begin
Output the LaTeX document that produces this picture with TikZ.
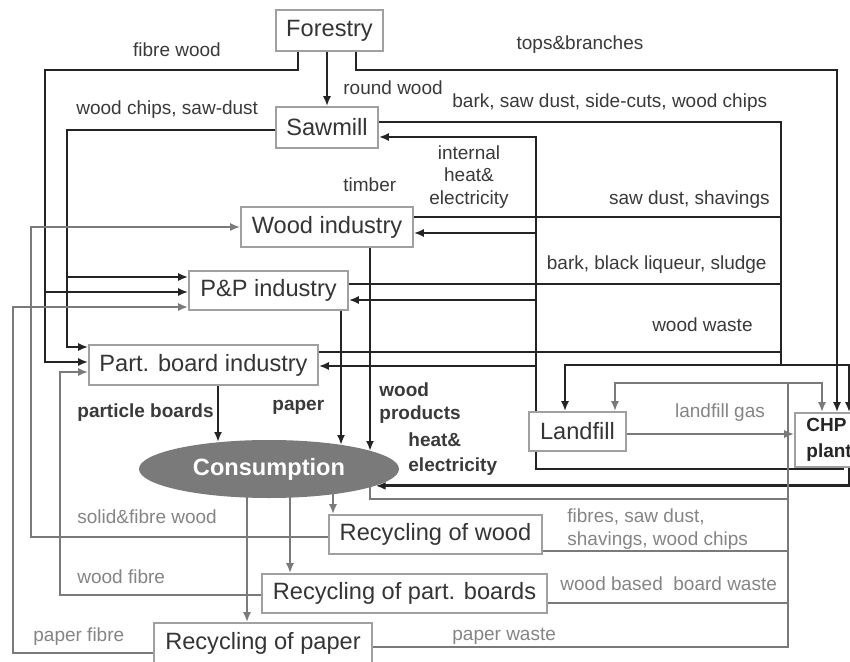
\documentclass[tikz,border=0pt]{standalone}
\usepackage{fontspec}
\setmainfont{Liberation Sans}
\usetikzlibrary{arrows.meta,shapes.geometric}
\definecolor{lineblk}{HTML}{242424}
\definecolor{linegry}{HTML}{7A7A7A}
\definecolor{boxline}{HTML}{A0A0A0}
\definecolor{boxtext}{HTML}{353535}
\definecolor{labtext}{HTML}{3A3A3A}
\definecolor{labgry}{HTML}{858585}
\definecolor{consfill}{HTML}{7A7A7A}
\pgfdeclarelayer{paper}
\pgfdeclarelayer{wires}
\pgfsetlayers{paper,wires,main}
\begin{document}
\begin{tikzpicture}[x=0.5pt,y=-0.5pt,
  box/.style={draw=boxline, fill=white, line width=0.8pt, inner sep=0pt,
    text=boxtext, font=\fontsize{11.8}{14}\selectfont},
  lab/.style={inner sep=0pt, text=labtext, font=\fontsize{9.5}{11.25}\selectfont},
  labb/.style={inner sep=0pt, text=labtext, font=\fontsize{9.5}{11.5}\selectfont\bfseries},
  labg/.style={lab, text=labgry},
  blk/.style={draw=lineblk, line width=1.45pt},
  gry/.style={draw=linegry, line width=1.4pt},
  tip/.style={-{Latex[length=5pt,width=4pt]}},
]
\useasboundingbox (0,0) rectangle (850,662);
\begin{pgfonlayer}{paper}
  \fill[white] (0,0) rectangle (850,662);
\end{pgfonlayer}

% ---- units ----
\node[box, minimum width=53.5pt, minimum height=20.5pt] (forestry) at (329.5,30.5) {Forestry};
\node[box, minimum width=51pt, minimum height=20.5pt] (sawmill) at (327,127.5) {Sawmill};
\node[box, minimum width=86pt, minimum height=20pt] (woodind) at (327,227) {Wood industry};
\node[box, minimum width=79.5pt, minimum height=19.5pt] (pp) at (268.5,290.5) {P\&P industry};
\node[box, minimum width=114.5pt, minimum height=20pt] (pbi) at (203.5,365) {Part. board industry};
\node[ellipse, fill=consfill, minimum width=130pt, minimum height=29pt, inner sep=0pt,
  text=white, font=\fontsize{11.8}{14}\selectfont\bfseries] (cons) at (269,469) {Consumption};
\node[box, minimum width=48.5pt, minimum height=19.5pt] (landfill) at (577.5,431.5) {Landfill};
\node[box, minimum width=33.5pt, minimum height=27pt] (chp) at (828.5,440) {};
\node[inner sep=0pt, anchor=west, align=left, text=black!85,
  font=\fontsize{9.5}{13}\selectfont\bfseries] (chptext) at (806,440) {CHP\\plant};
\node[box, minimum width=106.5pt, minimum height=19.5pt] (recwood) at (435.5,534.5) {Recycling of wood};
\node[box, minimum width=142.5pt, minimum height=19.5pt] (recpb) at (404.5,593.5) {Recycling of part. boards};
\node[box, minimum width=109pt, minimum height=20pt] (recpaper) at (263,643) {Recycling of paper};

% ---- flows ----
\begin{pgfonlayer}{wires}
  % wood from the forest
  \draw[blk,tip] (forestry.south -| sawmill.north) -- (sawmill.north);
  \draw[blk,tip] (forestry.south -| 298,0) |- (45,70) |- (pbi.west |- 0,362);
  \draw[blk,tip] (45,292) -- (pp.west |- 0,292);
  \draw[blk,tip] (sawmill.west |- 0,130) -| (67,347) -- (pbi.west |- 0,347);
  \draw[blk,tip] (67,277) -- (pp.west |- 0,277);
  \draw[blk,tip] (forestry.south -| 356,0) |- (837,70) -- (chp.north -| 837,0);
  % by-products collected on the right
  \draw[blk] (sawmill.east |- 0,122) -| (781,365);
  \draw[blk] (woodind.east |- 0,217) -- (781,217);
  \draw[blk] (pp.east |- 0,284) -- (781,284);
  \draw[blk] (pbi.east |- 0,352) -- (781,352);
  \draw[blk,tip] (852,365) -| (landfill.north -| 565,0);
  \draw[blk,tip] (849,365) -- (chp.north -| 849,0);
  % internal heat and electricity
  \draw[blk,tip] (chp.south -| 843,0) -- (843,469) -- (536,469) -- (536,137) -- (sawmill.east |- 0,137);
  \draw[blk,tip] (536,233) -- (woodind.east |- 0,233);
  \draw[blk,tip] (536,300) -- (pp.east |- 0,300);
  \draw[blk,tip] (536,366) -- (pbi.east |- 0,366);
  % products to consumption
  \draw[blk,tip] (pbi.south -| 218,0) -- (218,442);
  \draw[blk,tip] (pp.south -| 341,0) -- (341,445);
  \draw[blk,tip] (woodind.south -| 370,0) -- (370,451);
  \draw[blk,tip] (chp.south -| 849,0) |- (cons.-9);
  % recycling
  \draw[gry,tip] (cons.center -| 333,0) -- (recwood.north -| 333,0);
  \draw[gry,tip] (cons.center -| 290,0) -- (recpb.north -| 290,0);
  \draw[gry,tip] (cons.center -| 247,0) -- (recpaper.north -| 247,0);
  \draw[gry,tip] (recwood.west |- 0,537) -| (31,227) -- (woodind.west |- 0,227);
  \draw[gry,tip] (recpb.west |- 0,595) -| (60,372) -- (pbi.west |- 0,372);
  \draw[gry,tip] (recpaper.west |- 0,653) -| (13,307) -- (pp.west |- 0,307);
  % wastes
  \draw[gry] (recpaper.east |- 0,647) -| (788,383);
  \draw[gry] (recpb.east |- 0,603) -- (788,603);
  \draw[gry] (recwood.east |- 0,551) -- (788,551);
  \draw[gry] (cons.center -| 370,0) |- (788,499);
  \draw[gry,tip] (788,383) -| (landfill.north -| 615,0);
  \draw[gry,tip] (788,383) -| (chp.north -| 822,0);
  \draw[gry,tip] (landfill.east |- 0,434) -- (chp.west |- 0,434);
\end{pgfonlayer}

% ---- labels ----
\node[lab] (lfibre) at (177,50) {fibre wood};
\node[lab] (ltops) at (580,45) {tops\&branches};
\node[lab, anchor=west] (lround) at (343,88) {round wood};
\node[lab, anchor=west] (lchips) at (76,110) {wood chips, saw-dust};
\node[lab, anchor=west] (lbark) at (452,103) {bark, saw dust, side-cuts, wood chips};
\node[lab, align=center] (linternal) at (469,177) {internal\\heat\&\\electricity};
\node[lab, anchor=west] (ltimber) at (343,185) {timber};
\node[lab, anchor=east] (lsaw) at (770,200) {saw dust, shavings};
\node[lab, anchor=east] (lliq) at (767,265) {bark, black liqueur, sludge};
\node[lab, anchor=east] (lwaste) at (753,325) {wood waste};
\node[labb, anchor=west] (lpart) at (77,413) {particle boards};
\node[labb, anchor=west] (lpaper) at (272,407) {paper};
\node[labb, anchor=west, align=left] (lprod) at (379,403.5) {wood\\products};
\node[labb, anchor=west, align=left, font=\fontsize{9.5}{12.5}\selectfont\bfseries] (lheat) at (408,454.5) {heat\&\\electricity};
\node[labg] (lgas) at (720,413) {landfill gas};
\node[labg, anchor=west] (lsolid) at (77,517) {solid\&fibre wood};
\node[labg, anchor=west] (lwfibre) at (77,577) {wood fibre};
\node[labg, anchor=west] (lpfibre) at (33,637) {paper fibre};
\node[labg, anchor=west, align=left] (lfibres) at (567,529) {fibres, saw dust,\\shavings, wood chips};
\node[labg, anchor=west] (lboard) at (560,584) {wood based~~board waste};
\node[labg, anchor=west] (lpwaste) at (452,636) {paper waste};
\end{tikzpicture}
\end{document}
end
» Work required:
Write out the whole listing exactly, and drop the pictures.

» Output of the task:
Output the LaTeX document that produces this picture with TikZ.
\documentclass[tikz,border=0pt]{standalone}
\usepackage{fontspec}
\setmainfont{Liberation Sans}
\usetikzlibrary{arrows.meta,shapes.geometric}
\definecolor{lineblk}{HTML}{242424}
\definecolor{linegry}{HTML}{7A7A7A}
\definecolor{boxline}{HTML}{A0A0A0}
\definecolor{boxtext}{HTML}{353535}
\definecolor{labtext}{HTML}{3A3A3A}
\definecolor{labgry}{HTML}{858585}
\definecolor{consfill}{HTML}{7A7A7A}
\pgfdeclarelayer{paper}
\pgfdeclarelayer{wires}
\pgfsetlayers{paper,wires,main}
\begin{document}
\begin{tikzpicture}[x=0.5pt,y=-0.5pt,
  box/.style={draw=boxline, fill=white, line width=0.8pt, inner sep=0pt,
    text=boxtext, font=\fontsize{11.8}{14}\selectfont},
  lab/.style={inner sep=0pt, text=labtext, font=\fontsize{9.5}{11.25}\selectfont},
  labb/.style={inner sep=0pt, text=labtext, font=\fontsize{9.5}{11.5}\selectfont\bfseries},
  labg/.style={lab, text=labgry},
  blk/.style={draw=lineblk, line width=1.45pt},
  gry/.style={draw=linegry, line width=1.4pt},
  tip/.style={-{Latex[length=5pt,width=4pt]}},
]
\useasboundingbox (0,0) rectangle (850,662);
\begin{pgfonlayer}{paper}
  \fill[white] (0,0) rectangle (850,662);
\end{pgfonlayer}

% ---- units ----
\node[box, minimum width=53.5pt, minimum height=20.5pt] (forestry) at (329.5,30.5) {Forestry};
\node[box, minimum width=51pt, minimum height=20.5pt] (sawmill) at (327,127.5) {Sawmill};
\node[box, minimum width=86pt, minimum height=20pt] (woodind) at (327,227) {Wood industry};
\node[box, minimum width=79.5pt, minimum height=19.5pt] (pp) at (268.5,290.5) {P\&P industry};
\node[box, minimum width=114.5pt, minimum height=20pt] (pbi) at (203.5,365) {Part. board industry};
\node[ellipse, fill=consfill, minimum width=130pt, minimum height=29pt, inner sep=0pt,
  text=white, font=\fontsize{11.8}{14}\selectfont\bfseries] (cons) at (269,469) {Consumption};
\node[box, minimum width=48.5pt, minimum height=19.5pt] (landfill) at (577.5,431.5) {Landfill};
\node[box, minimum width=33.5pt, minimum height=27pt] (chp) at (828.5,440) {};
\node[inner sep=0pt, anchor=west, align=left, text=black!85,
  font=\fontsize{9.5}{13}\selectfont\bfseries] (chptext) at (806,440) {CHP\\plant};
\node[box, minimum width=106.5pt, minimum height=19.5pt] (recwood) at (435.5,534.5) {Recycling of wood};
\node[box, minimum width=142.5pt, minimum height=19.5pt] (recpb) at (404.5,593.5) {Recycling of part. boards};
\node[box, minimum width=109pt, minimum height=20pt] (recpaper) at (263,643) {Recycling of paper};

% ---- flows ----
\begin{pgfonlayer}{wires}
  % wood from the forest
  \draw[blk,tip] (forestry.south -| sawmill.north) -- (sawmill.north);
  \draw[blk,tip] (forestry.south -| 298,0) |- (45,70) |- (pbi.west |- 0,362);
  \draw[blk,tip] (45,292) -- (pp.west |- 0,292);
  \draw[blk,tip] (sawmill.west |- 0,130) -| (67,347) -- (pbi.west |- 0,347);
  \draw[blk,tip] (67,277) -- (pp.west |- 0,277);
  \draw[blk,tip] (forestry.south -| 356,0) |- (837,70) -- (chp.north -| 837,0);
  % by-products collected on the right
  \draw[blk] (sawmill.east |- 0,122) -| (781,365);
  \draw[blk] (woodind.east |- 0,217) -- (781,217);
  \draw[blk] (pp.east |- 0,284) -- (781,284);
  \draw[blk] (pbi.east |- 0,352) -- (781,352);
  \draw[blk,tip] (852,365) -| (landfill.north -| 565,0);
  \draw[blk,tip] (849,365) -- (chp.north -| 849,0);
  % internal heat and electricity
  \draw[blk,tip] (chp.south -| 843,0) -- (843,469) -- (536,469) -- (536,137) -- (sawmill.east |- 0,137);
  \draw[blk,tip] (536,233) -- (woodind.east |- 0,233);
  \draw[blk,tip] (536,300) -- (pp.east |- 0,300);
  \draw[blk,tip] (536,366) -- (pbi.east |- 0,366);
  % products to consumption
  \draw[blk,tip] (pbi.south -| 218,0) -- (218,442);
  \draw[blk,tip] (pp.south -| 341,0) -- (341,445);
  \draw[blk,tip] (woodind.south -| 370,0) -- (370,451);
  \draw[blk,tip] (chp.south -| 849,0) |- (cons.-9);
  % recycling
  \draw[gry,tip] (cons.center -| 333,0) -- (recwood.north -| 333,0);
  \draw[gry,tip] (cons.center -| 290,0) -- (recpb.north -| 290,0);
  \draw[gry,tip] (cons.center -| 247,0) -- (recpaper.north -| 247,0);
  \draw[gry,tip] (recwood.west |- 0,537) -| (31,227) -- (woodind.west |- 0,227);
  \draw[gry,tip] (recpb.west |- 0,595) -| (60,372) -- (pbi.west |- 0,372);
  \draw[gry,tip] (recpaper.west |- 0,653) -| (13,307) -- (pp.west |- 0,307);
  % wastes
  \draw[gry] (recpaper.east |- 0,647) -| (788,383);
  \draw[gry] (recpb.east |- 0,603) -- (788,603);
  \draw[gry] (recwood.east |- 0,551) -- (788,551);
  \draw[gry] (cons.center -| 370,0) |- (788,499);
  \draw[gry,tip] (788,383) -| (landfill.north -| 615,0);
  \draw[gry,tip] (788,383) -| (chp.north -| 822,0);
  \draw[gry,tip] (landfill.east |- 0,434) -- (chp.west |- 0,434);
\end{pgfonlayer}

% ---- labels ----
\node[lab] (lfibre) at (177,50) {fibre wood};
\node[lab] (ltops) at (580,45) {tops\&branches};
\node[lab, anchor=west] (lround) at (343,88) {round wood};
\node[lab, anchor=west] (lchips) at (76,110) {wood chips, saw-dust};
\node[lab, anchor=west] (lbark) at (452,103) {bark, saw dust, side-cuts, wood chips};
\node[lab, align=center] (linternal) at (469,177) {internal\\heat\&\\electricity};
\node[lab, anchor=west] (ltimber) at (343,185) {timber};
\node[lab, anchor=east] (lsaw) at (770,200) {saw dust, shavings};
\node[lab, anchor=east] (lliq) at (767,265) {bark, black liqueur, sludge};
\node[lab, anchor=east] (lwaste) at (753,325) {wood waste};
\node[labb, anchor=west] (lpart) at (77,413) {particle boards};
\node[labb, anchor=west] (lpaper) at (272,407) {paper};
\node[labb, anchor=west, align=left] (lprod) at (379,403.5) {wood\\products};
\node[labb, anchor=west, align=left, font=\fontsize{9.5}{12.5}\selectfont\bfseries] (lheat) at (408,454.5) {heat\&\\electricity};
\node[labg] (lgas) at (720,413) {landfill gas};
\node[labg, anchor=west] (lsolid) at (77,517) {solid\&fibre wood};
\node[labg, anchor=west] (lwfibre) at (77,577) {wood fibre};
\node[labg, anchor=west] (lpfibre) at (33,637) {paper fibre};
\node[labg, anchor=west, align=left] (lfibres) at (567,529) {fibres, saw dust,\\shavings, wood chips};
\node[labg, anchor=west] (lboard) at (560,584) {wood based~~board waste};
\node[labg, anchor=west] (lpwaste) at (452,636) {paper waste};
\end{tikzpicture}
\end{document}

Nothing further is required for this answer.